● **Short task**
For the entries below, how many lines include the word "code"? Give the figure and nothing more.

● **Data shown**
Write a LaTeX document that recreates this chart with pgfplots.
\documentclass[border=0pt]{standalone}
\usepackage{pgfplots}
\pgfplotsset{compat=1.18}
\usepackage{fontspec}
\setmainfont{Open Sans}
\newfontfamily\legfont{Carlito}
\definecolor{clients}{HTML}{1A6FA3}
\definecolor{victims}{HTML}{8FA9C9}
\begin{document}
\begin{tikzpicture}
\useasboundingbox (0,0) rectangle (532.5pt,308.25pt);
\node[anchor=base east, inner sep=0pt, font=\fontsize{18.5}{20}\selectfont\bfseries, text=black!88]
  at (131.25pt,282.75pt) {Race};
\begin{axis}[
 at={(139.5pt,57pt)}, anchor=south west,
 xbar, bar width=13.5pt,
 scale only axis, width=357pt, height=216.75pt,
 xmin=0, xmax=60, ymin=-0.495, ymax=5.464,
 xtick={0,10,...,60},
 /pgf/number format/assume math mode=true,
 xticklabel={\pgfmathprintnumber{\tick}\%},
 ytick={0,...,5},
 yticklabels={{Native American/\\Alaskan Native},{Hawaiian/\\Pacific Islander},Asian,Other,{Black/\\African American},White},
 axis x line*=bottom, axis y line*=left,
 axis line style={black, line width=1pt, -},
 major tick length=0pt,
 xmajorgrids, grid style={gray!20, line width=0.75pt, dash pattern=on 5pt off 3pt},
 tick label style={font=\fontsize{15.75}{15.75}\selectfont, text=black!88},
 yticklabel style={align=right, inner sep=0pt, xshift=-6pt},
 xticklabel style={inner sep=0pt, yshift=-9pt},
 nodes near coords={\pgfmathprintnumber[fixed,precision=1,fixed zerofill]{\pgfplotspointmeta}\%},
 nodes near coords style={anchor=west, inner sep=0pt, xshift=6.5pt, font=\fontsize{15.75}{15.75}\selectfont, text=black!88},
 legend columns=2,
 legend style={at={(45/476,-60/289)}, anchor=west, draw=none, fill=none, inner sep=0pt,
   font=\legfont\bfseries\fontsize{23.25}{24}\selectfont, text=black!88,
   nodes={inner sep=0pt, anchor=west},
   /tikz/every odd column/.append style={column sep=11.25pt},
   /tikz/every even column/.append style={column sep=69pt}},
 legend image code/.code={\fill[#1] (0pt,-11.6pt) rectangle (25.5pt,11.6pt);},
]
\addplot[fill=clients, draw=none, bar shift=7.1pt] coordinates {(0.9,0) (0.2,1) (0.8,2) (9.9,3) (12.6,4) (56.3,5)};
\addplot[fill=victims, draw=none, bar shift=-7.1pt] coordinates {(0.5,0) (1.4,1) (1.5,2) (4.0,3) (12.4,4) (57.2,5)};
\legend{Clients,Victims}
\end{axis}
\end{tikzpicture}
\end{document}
==
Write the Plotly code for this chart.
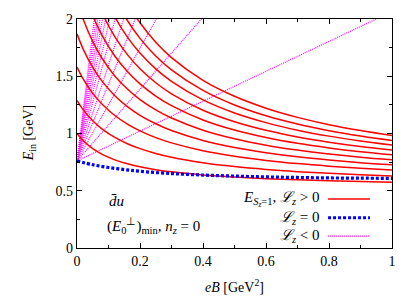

● **Result below**
2